An inclusive society should also include those who provoke us. Even when we do not spontaneously empathise with them.
We need more research
The problem is that men who are left behind are not a prioritised area of research. A recent report showing that young men on average perform less well in school than young women in Norway received some attention. But this fact, which entails that a larger group falls outside of society, has not yet resulted in any significant research or discussion about structural changes.
We need less sensational journalism about the incel phenomenon. We need more research, less scorn, and better attempts at actual understanding in order to prevent radicalisation.

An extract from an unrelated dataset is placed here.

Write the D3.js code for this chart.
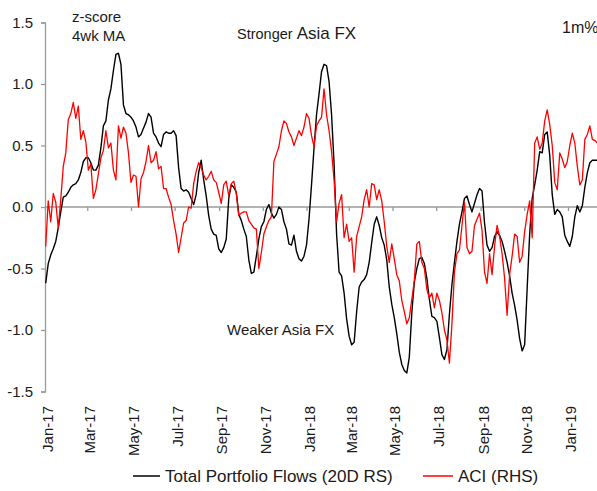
<!DOCTYPE html>
<html>
<head>
<meta charset="utf-8">
<script src="https://cdn.jsdelivr.net/npm/d3@7"></script>
<style>
  html, body { margin: 0; padding: 0; background: #fff; }
  svg { display: block; font-family: "Liberation Sans", Arial, sans-serif; }
</style>
</head>
<body>
<svg id="chart" width="597" height="491"></svg>
<script>
// ---- data ----
const seriesStart = "2017-01-02";   // first observation
const stepHours = 84;               // observations every 3.5 days

const totalPortfolioFlows = [
-0.62,-0.46,-0.39,-0.34,-0.28,-0.17,-0.04,0.08,0.09,0.12,
0.16,0.18,0.19,0.22,0.28,0.37,0.40,0.40,0.36,0.30,
0.30,0.34,0.48,0.66,0.70,0.87,0.96,1.11,1.24,1.25,
1.16,0.83,0.76,0.75,0.73,0.70,0.65,0.57,0.59,0.64,
0.69,0.76,0.73,0.60,0.57,0.52,0.49,0.59,0.61,0.60,
0.60,0.62,0.58,0.32,0.15,0.13,0.14,0.12,0.07,0.02,
0.10,0.28,0.38,0.22,0.09,-0.07,-0.18,-0.22,-0.23,-0.34,
-0.37,-0.33,-0.26,0.07,0.18,0.16,0.12,-0.06,-0.11,-0.18,
-0.24,-0.43,-0.54,-0.53,-0.40,-0.26,-0.16,-0.12,-0.02,0.02,
-0.05,-0.09,-0.06,0.00,-0.02,-0.12,-0.18,-0.30,-0.31,-0.23,
-0.36,-0.42,-0.44,-0.40,-0.31,-0.10,0.18,0.48,0.75,0.92,
1.10,1.16,1.15,1.02,0.75,0.35,-0.22,-0.53,-0.56,-0.70,
-0.91,-1.05,-1.12,-1.10,-0.85,-0.65,-0.61,-0.59,-0.55,-0.45,
-0.29,-0.14,-0.08,-0.15,-0.25,-0.31,-0.43,-0.65,-0.79,-0.90,
-1.03,-1.18,-1.28,-1.33,-1.35,-1.22,-0.86,-0.61,-0.50,-0.42,
-0.41,-0.46,-0.58,-0.75,-0.89,-0.90,-0.93,-1.06,-1.20,-1.24,
-1.16,-0.87,-0.63,-0.45,-0.28,-0.14,-0.04,0.07,0.09,0.02,
-0.04,0.03,0.10,0.15,0.13,-0.13,-0.31,-0.36,-0.33,-0.24,
-0.20,-0.23,-0.28,-0.36,-0.45,-0.56,-0.70,-0.80,-0.92,-1.07,
-1.17,-1.12,-0.66,-0.22,0.07,0.18,0.30,0.45,0.44,0.59,
0.61,0.42,0.10,-0.06,-0.02,-0.04,-0.08,-0.23,-0.28,-0.32,
-0.24,-0.08,0.01,-0.04,0.01,0.16,0.28,0.36,0.38,0.38,
0.38];

const aciRHS = [
-0.32,0.05,-0.12,0.11,0.04,-0.17,0.06,0.33,0.44,0.71,
0.76,0.85,0.72,0.82,0.55,0.62,0.53,0.30,0.35,0.07,
0.14,0.27,0.40,0.46,0.62,0.48,0.52,0.30,0.22,0.66,
0.56,0.65,0.60,0.44,0.20,0.26,0.25,0.00,0.23,0.28,
0.37,0.50,0.36,0.38,0.45,0.31,0.33,0.15,0.15,0.08,
0.02,-0.11,-0.22,-0.37,-0.25,-0.13,-0.11,0.00,-0.01,0.19,
0.29,0.36,0.32,0.26,0.22,0.25,0.29,0.22,0.20,0.12,
0.03,0.18,0.21,0.09,0.19,0.21,0.11,-0.07,-0.05,-0.04,
-0.04,-0.11,-0.14,-0.17,-0.18,-0.50,-0.37,-0.22,-0.16,-0.11,
-0.08,0.37,0.43,0.49,0.62,0.70,0.68,0.61,0.57,0.50,
0.56,0.62,0.58,0.65,0.76,0.72,0.58,0.49,0.66,0.70,
0.73,0.96,0.75,0.62,0.45,0.22,-0.12,0.03,0.10,-0.25,
-0.14,-0.28,-0.25,-0.53,-0.24,-0.16,-0.08,0.06,0.14,0.00,
0.19,0.18,0.06,0.14,0.05,-0.12,-0.32,-0.45,-0.30,-0.42,
-0.55,-0.60,-0.76,-0.85,-0.95,-0.90,-0.75,-0.60,-0.30,-0.28,
-0.45,-0.50,-0.67,-0.74,-0.70,-0.82,-0.70,-0.76,-0.86,-1.00,
-1.08,-1.27,-0.95,-0.53,-0.38,-0.35,-0.15,0.04,-0.33,-0.38,
-0.36,-0.15,-0.10,-0.05,-0.19,-0.53,-0.62,-0.38,-0.55,-0.32,
-0.15,-0.24,-0.38,-0.58,-0.88,-0.55,-0.40,-0.22,-0.24,-0.45,
-0.40,-0.20,-0.06,0.05,-0.25,0.52,0.57,0.47,0.52,0.70,
0.79,0.67,0.50,0.20,0.14,0.44,0.39,0.32,0.37,0.50,
0.60,0.52,0.33,0.18,0.22,0.55,0.59,0.66,0.55,0.54,
0.52];

const xTickLabels = ["Jan-17","Mar-17","May-17","Jul-17","Sep-17","Nov-17",
  "Jan-18","Mar-18","May-18","Jul-18","Sep-18","Nov-18","Jan-19"];
const yTickValues = [-1.5, -1.0, -0.5, 0.0, 0.5, 1.0, 1.5];
const seriesNames = ["Total Portfolio Flows (20D RS)", "ACI (RHS)"];
const seriesColors = ["#000000", "#ff0000"];

// ---- layout ----
const W = 597, H = 491;
const plotLeft = 45, plotTop = 22.5, plotBottom = 391.5;
const jan19X = 568;

const svg = d3.select("#chart");
svg.append("rect").attr("width", W).attr("height", H).attr("fill", "#fff");

const parseStart = d3.utcParse("%Y-%m-%d");
const parseTick = d3.utcParse("%b-%y");
const t0 = parseStart(seriesStart);
const dates = totalPortfolioFlows.map((_, i) => d3.utcHour.offset(t0, stepHours * i));
const tickDates = xTickLabels.map(s => parseTick(s));

const x = d3.scaleUtc()
  .domain([tickDates[0], tickDates[tickDates.length - 1]])
  .range([plotLeft, jan19X]);
const y = d3.scaleLinear().domain([-1.5, 1.5]).range([plotBottom, plotTop]);

const axisColor = "#9a9a9a";

// y axis
const yAxis = svg.append("g")
  .attr("transform", `translate(${plotLeft},0)`)
  .call(d3.axisLeft(y).tickValues(yTickValues).tickSize(4).tickPadding(8)
    .tickFormat(d => d.toFixed(1)));
yAxis.select(".domain").attr("stroke", axisColor).attr("stroke-width", 1.3);
yAxis.selectAll(".tick line").attr("stroke", axisColor).attr("stroke-width", 1.3);
yAxis.selectAll(".tick text")
  .attr("font-size", 15).attr("fill", "#1a1a1a")
  .attr("font-family", "'Liberation Sans', Arial, sans-serif");

// x axis on the zero line
const xAxis = svg.append("g")
  .attr("transform", `translate(0,${y(0)})`)
  .call(d3.axisBottom(x).tickValues(tickDates).tickSize(4).tickSizeOuter(0)
    .tickFormat(() => ""));
xAxis.select(".domain").attr("stroke", axisColor).attr("stroke-width", 1.3)
  .attr("d", `M${plotLeft},0H${W + 5}`);
xAxis.selectAll(".tick line").attr("stroke", axisColor).attr("stroke-width", 1.3);

// rotated month labels at the bottom
svg.append("g").selectAll("text")
  .data(tickDates)
  .join("text")
  .attr("transform", (d) => `translate(${x(d) + 8},406) rotate(-90)`)
  .attr("text-anchor", "end")
  .attr("font-size", 15)
  .attr("fill", "#1a1a1a")
  .text((d, i) => xTickLabels[i]);

// lines
const line = d3.line().x((d, i) => x(dates[i])).y(d => y(d));
svg.append("path").datum(totalPortfolioFlows)
  .attr("d", line).attr("fill", "none")
  .attr("stroke", seriesColors[0]).attr("stroke-width", 1.4)
  .attr("stroke-linejoin", "round");
svg.append("path").datum(aciRHS)
  .attr("d", line).attr("fill", "none")
  .attr("stroke", seriesColors[1]).attr("stroke-width", 1.3)
  .attr("stroke-linejoin", "round");

// annotations
const ann = svg.append("g").attr("fill", "#1a1a1a");
ann.append("text").attr("x", 72).attr("y", 22).attr("font-size", 15).text("z-score");
ann.append("text").attr("x", 72).attr("y", 41).attr("font-size", 15).text("4wk MA");
const strong = ann.append("text").attr("x", 237).attr("y", 39);
strong.append("tspan").attr("font-size", 14.5).text("Stronger ");
strong.append("tspan").attr("font-size", 17).text("Asia FX");
ann.append("text").attr("x", 562).attr("y", 33).attr("font-size", 16).text("1m%");
ann.append("text").attr("x", 227).attr("y", 335).attr("font-size", 15).text("Weaker Asia FX");

// legend
const legendItems = [
  { x1: 133, x2: 160, tx: 165 },
  { x1: 423, x2: 453, tx: 458 }
];
const leg = svg.append("g");
legendItems.forEach((it, i) => {
  leg.append("line").attr("x1", it.x1).attr("x2", it.x2)
    .attr("y1", 476).attr("y2", 476)
    .attr("stroke", seriesColors[i]).attr("stroke-width", 1.5);
  leg.append("text").attr("x", it.tx).attr("y", 482)
    .attr("font-size", 17).attr("fill", "#1a1a1a").text(seriesNames[i]);
});
</script>
</body>
</html>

How many suffer, and what can we do to include and care for these men? This is an overriding objective for us in our research on sexual psychology and in our collaboration with prominent milieus within the field of conspiracy theory research. We need a broad professional understanding of this phenomenon.
In the current time of Covid-19, health authorities, journalists and clinical psychologists have taken an interest in loneliness and people who are deprived of the intimacy that they desire. At present, many more than usual are in practice incels. We do not believe that this healthy for people in general. Perhaps we should reconsider how absurd and pathetic the incel movement’s complaints really are?